Repeat each line of the material below exactly as it appears, minus any pictures.

#### DATA EXCERPT ####

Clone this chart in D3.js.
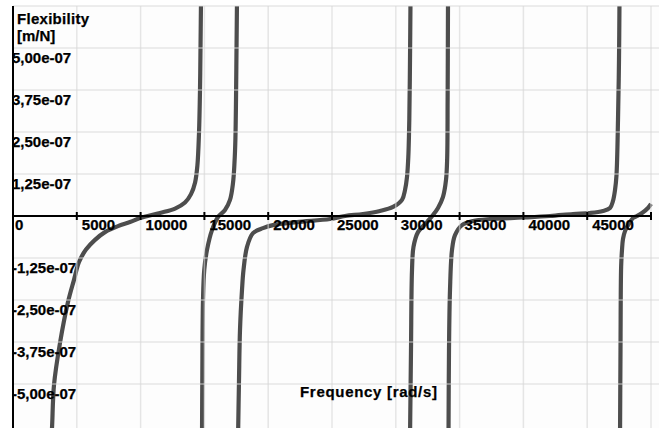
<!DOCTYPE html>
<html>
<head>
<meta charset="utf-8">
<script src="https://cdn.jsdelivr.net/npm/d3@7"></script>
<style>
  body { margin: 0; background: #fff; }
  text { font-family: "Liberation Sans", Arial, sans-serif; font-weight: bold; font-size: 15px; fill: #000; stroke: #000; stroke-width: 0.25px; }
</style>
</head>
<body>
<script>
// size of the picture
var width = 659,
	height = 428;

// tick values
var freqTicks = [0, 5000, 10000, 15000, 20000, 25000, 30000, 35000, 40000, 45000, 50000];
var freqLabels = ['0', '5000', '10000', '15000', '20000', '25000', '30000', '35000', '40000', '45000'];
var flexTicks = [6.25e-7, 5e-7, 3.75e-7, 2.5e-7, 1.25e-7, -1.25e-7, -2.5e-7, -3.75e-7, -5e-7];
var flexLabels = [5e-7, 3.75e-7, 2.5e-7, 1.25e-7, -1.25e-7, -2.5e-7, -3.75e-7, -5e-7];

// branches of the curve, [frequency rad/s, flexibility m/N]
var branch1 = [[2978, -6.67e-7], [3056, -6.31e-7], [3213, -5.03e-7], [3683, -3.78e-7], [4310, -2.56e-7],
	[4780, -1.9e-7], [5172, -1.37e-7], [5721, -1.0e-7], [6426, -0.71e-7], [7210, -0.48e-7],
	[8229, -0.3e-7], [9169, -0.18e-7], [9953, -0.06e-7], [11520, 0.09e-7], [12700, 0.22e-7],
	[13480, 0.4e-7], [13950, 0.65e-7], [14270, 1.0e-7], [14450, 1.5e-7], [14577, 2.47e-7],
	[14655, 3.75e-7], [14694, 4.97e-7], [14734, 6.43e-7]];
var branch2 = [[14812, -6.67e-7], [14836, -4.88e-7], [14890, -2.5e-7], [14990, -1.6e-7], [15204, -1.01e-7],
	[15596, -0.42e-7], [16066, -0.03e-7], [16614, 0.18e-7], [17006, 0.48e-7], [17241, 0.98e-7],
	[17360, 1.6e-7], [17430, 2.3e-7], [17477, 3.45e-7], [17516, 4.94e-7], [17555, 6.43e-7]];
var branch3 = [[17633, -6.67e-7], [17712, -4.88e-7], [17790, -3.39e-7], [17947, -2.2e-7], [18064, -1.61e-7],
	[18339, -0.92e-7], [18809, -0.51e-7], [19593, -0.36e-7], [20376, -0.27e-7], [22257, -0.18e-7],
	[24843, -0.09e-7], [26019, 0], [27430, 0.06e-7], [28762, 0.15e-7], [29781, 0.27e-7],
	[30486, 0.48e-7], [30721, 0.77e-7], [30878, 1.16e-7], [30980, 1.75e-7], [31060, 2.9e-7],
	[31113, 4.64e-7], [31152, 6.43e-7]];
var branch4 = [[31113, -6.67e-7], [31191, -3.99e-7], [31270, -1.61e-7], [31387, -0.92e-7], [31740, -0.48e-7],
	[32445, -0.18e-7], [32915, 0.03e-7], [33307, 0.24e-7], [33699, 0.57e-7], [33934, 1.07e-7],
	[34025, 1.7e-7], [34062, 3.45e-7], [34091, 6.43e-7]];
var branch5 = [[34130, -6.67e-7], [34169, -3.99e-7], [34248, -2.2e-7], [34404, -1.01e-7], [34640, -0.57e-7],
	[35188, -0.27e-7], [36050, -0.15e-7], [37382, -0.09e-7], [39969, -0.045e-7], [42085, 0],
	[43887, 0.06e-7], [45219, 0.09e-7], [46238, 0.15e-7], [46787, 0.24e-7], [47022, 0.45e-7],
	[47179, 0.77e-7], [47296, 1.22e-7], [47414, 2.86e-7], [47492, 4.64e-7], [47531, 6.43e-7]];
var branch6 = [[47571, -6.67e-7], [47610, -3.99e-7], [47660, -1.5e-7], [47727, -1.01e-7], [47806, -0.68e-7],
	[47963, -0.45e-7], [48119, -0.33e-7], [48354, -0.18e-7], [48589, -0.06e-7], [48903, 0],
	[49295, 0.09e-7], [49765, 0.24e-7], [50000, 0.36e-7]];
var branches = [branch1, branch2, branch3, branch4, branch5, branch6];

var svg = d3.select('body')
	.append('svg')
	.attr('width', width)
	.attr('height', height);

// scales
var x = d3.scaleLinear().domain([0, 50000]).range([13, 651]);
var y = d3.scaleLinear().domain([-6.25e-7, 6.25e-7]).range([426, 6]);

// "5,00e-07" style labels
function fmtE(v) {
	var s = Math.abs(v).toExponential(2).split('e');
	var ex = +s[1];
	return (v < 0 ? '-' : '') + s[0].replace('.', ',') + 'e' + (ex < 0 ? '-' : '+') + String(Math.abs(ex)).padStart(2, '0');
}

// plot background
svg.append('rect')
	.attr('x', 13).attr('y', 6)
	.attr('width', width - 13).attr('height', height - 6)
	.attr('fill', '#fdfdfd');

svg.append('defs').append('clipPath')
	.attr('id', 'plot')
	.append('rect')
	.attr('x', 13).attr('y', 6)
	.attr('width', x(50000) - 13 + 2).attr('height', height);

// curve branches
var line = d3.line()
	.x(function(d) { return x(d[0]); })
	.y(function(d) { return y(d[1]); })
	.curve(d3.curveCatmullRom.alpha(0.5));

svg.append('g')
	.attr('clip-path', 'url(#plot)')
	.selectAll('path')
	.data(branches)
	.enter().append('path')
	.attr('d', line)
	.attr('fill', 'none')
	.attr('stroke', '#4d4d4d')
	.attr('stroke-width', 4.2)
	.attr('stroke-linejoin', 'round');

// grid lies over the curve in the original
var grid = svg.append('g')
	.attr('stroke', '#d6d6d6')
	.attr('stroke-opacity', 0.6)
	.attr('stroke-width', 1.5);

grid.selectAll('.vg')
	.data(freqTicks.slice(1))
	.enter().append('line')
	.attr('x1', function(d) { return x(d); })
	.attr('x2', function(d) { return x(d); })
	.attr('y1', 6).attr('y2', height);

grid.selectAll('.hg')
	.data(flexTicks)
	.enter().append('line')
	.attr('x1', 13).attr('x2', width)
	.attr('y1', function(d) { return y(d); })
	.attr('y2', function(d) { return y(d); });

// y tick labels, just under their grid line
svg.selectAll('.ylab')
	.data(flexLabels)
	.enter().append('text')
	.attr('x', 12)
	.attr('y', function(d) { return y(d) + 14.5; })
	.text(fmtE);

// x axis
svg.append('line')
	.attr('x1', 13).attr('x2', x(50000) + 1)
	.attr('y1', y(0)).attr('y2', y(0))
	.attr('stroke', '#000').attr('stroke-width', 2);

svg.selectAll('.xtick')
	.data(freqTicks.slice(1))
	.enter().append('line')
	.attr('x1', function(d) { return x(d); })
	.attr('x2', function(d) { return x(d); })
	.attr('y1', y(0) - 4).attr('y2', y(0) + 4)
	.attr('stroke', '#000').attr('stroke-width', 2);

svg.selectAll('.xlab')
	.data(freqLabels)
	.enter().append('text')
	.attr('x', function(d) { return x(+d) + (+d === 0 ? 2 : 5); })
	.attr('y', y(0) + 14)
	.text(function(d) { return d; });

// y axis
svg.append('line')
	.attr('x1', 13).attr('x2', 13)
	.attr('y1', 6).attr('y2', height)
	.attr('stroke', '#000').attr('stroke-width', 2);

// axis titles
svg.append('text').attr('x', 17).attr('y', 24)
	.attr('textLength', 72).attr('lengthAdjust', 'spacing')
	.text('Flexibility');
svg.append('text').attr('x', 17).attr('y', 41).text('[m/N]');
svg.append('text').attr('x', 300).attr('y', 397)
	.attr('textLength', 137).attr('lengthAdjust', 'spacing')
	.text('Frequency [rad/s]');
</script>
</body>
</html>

####

#### THE COMPLETED TASK:
Clone this chart in D3.js.
<!DOCTYPE html>
<html>
<head>
<meta charset="utf-8">
<script src="https://cdn.jsdelivr.net/npm/d3@7"></script>
<style>
  body { margin: 0; background: #fff; }
  text { font-family: "Liberation Sans", Arial, sans-serif; font-weight: bold; font-size: 15px; fill: #000; stroke: #000; stroke-width: 0.25px; }
</style>
</head>
<body>
<script>
// size of the picture
var width = 659,
	height = 428;

// tick values
var freqTicks = [0, 5000, 10000, 15000, 20000, 25000, 30000, 35000, 40000, 45000, 50000];
var freqLabels = ['0', '5000', '10000', '15000', '20000', '25000', '30000', '35000', '40000', '45000'];
var flexTicks = [6.25e-7, 5e-7, 3.75e-7, 2.5e-7, 1.25e-7, -1.25e-7, -2.5e-7, -3.75e-7, -5e-7];
var flexLabels = [5e-7, 3.75e-7, 2.5e-7, 1.25e-7, -1.25e-7, -2.5e-7, -3.75e-7, -5e-7];

// branches of the curve, [frequency rad/s, flexibility m/N]
var branch1 = [[2978, -6.67e-7], [3056, -6.31e-7], [3213, -5.03e-7], [3683, -3.78e-7], [4310, -2.56e-7],
	[4780, -1.9e-7], [5172, -1.37e-7], [5721, -1.0e-7], [6426, -0.71e-7], [7210, -0.48e-7],
	[8229, -0.3e-7], [9169, -0.18e-7], [9953, -0.06e-7], [11520, 0.09e-7], [12700, 0.22e-7],
	[13480, 0.4e-7], [13950, 0.65e-7], [14270, 1.0e-7], [14450, 1.5e-7], [14577, 2.47e-7],
	[14655, 3.75e-7], [14694, 4.97e-7], [14734, 6.43e-7]];
var branch2 = [[14812, -6.67e-7], [14836, -4.88e-7], [14890, -2.5e-7], [14990, -1.6e-7], [15204, -1.01e-7],
	[15596, -0.42e-7], [16066, -0.03e-7], [16614, 0.18e-7], [17006, 0.48e-7], [17241, 0.98e-7],
	[17360, 1.6e-7], [17430, 2.3e-7], [17477, 3.45e-7], [17516, 4.94e-7], [17555, 6.43e-7]];
var branch3 = [[17633, -6.67e-7], [17712, -4.88e-7], [17790, -3.39e-7], [17947, -2.2e-7], [18064, -1.61e-7],
	[18339, -0.92e-7], [18809, -0.51e-7], [19593, -0.36e-7], [20376, -0.27e-7], [22257, -0.18e-7],
	[24843, -0.09e-7], [26019, 0], [27430, 0.06e-7], [28762, 0.15e-7], [29781, 0.27e-7],
	[30486, 0.48e-7], [30721, 0.77e-7], [30878, 1.16e-7], [30980, 1.75e-7], [31060, 2.9e-7],
	[31113, 4.64e-7], [31152, 6.43e-7]];
var branch4 = [[31113, -6.67e-7], [31191, -3.99e-7], [31270, -1.61e-7], [31387, -0.92e-7], [31740, -0.48e-7],
	[32445, -0.18e-7], [32915, 0.03e-7], [33307, 0.24e-7], [33699, 0.57e-7], [33934, 1.07e-7],
	[34025, 1.7e-7], [34062, 3.45e-7], [34091, 6.43e-7]];
var branch5 = [[34130, -6.67e-7], [34169, -3.99e-7], [34248, -2.2e-7], [34404, -1.01e-7], [34640, -0.57e-7],
	[35188, -0.27e-7], [36050, -0.15e-7], [37382, -0.09e-7], [39969, -0.045e-7], [42085, 0],
	[43887, 0.06e-7], [45219, 0.09e-7], [46238, 0.15e-7], [46787, 0.24e-7], [47022, 0.45e-7],
	[47179, 0.77e-7], [47296, 1.22e-7], [47414, 2.86e-7], [47492, 4.64e-7], [47531, 6.43e-7]];
var branch6 = [[47571, -6.67e-7], [47610, -3.99e-7], [47660, -1.5e-7], [47727, -1.01e-7], [47806, -0.68e-7],
	[47963, -0.45e-7], [48119, -0.33e-7], [48354, -0.18e-7], [48589, -0.06e-7], [48903, 0],
	[49295, 0.09e-7], [49765, 0.24e-7], [50000, 0.36e-7]];
var branches = [branch1, branch2, branch3, branch4, branch5, branch6];

var svg = d3.select('body')
	.append('svg')
	.attr('width', width)
	.attr('height', height);

// scales
var x = d3.scaleLinear().domain([0, 50000]).range([13, 651]);
var y = d3.scaleLinear().domain([-6.25e-7, 6.25e-7]).range([426, 6]);

// "5,00e-07" style labels
function fmtE(v) {
	var s = Math.abs(v).toExponential(2).split('e');
	var ex = +s[1];
	return (v < 0 ? '-' : '') + s[0].replace('.', ',') + 'e' + (ex < 0 ? '-' : '+') + String(Math.abs(ex)).padStart(2, '0');
}

// plot background
svg.append('rect')
	.attr('x', 13).attr('y', 6)
	.attr('width', width - 13).attr('height', height - 6)
	.attr('fill', '#fdfdfd');

svg.append('defs').append('clipPath')
	.attr('id', 'plot')
	.append('rect')
	.attr('x', 13).attr('y', 6)
	.attr('width', x(50000) - 13 + 2).attr('height', height);

// curve branches
var line = d3.line()
	.x(function(d) { return x(d[0]); })
	.y(function(d) { return y(d[1]); })
	.curve(d3.curveCatmullRom.alpha(0.5));

svg.append('g')
	.attr('clip-path', 'url(#plot)')
	.selectAll('path')
	.data(branches)
	.enter().append('path')
	.attr('d', line)
	.attr('fill', 'none')
	.attr('stroke', '#4d4d4d')
	.attr('stroke-width', 4.2)
	.attr('stroke-linejoin', 'round');

// grid lies over the curve in the original
var grid = svg.append('g')
	.attr('stroke', '#d6d6d6')
	.attr('stroke-opacity', 0.6)
	.attr('stroke-width', 1.5);

grid.selectAll('.vg')
	.data(freqTicks.slice(1))
	.enter().append('line')
	.attr('x1', function(d) { return x(d); })
	.attr('x2', function(d) { return x(d); })
	.attr('y1', 6).attr('y2', height);

grid.selectAll('.hg')
	.data(flexTicks)
	.enter().append('line')
	.attr('x1', 13).attr('x2', width)
	.attr('y1', function(d) { return y(d); })
	.attr('y2', function(d) { return y(d); });

// y tick labels, just under their grid line
svg.selectAll('.ylab')
	.data(flexLabels)
	.enter().append('text')
	.attr('x', 12)
	.attr('y', function(d) { return y(d) + 14.5; })
	.text(fmtE);

// x axis
svg.append('line')
	.attr('x1', 13).attr('x2', x(50000) + 1)
	.attr('y1', y(0)).attr('y2', y(0))
	.attr('stroke', '#000').attr('stroke-width', 2);

svg.selectAll('.xtick')
	.data(freqTicks.slice(1))
	.enter().append('line')
	.attr('x1', function(d) { return x(d); })
	.attr('x2', function(d) { return x(d); })
	.attr('y1', y(0) - 4).attr('y2', y(0) + 4)
	.attr('stroke', '#000').attr('stroke-width', 2);

svg.selectAll('.xlab')
	.data(freqLabels)
	.enter().append('text')
	.attr('x', function(d) { return x(+d) + (+d === 0 ? 2 : 5); })
	.attr('y', y(0) + 14)
	.text(function(d) { return d; });

// y axis
svg.append('line')
	.attr('x1', 13).attr('x2', 13)
	.attr('y1', 6).attr('y2', height)
	.attr('stroke', '#000').attr('stroke-width', 2);

// axis titles
svg.append('text').attr('x', 17).attr('y', 24)
	.attr('textLength', 72).attr('lengthAdjust', 'spacing')
	.text('Flexibility');
svg.append('text').attr('x', 17).attr('y', 41).text('[m/N]');
svg.append('text').attr('x', 300).attr('y', 397)
	.attr('textLength', 137).attr('lengthAdjust', 'spacing')
	.text('Frequency [rad/s]');
</script>
</body>
</html>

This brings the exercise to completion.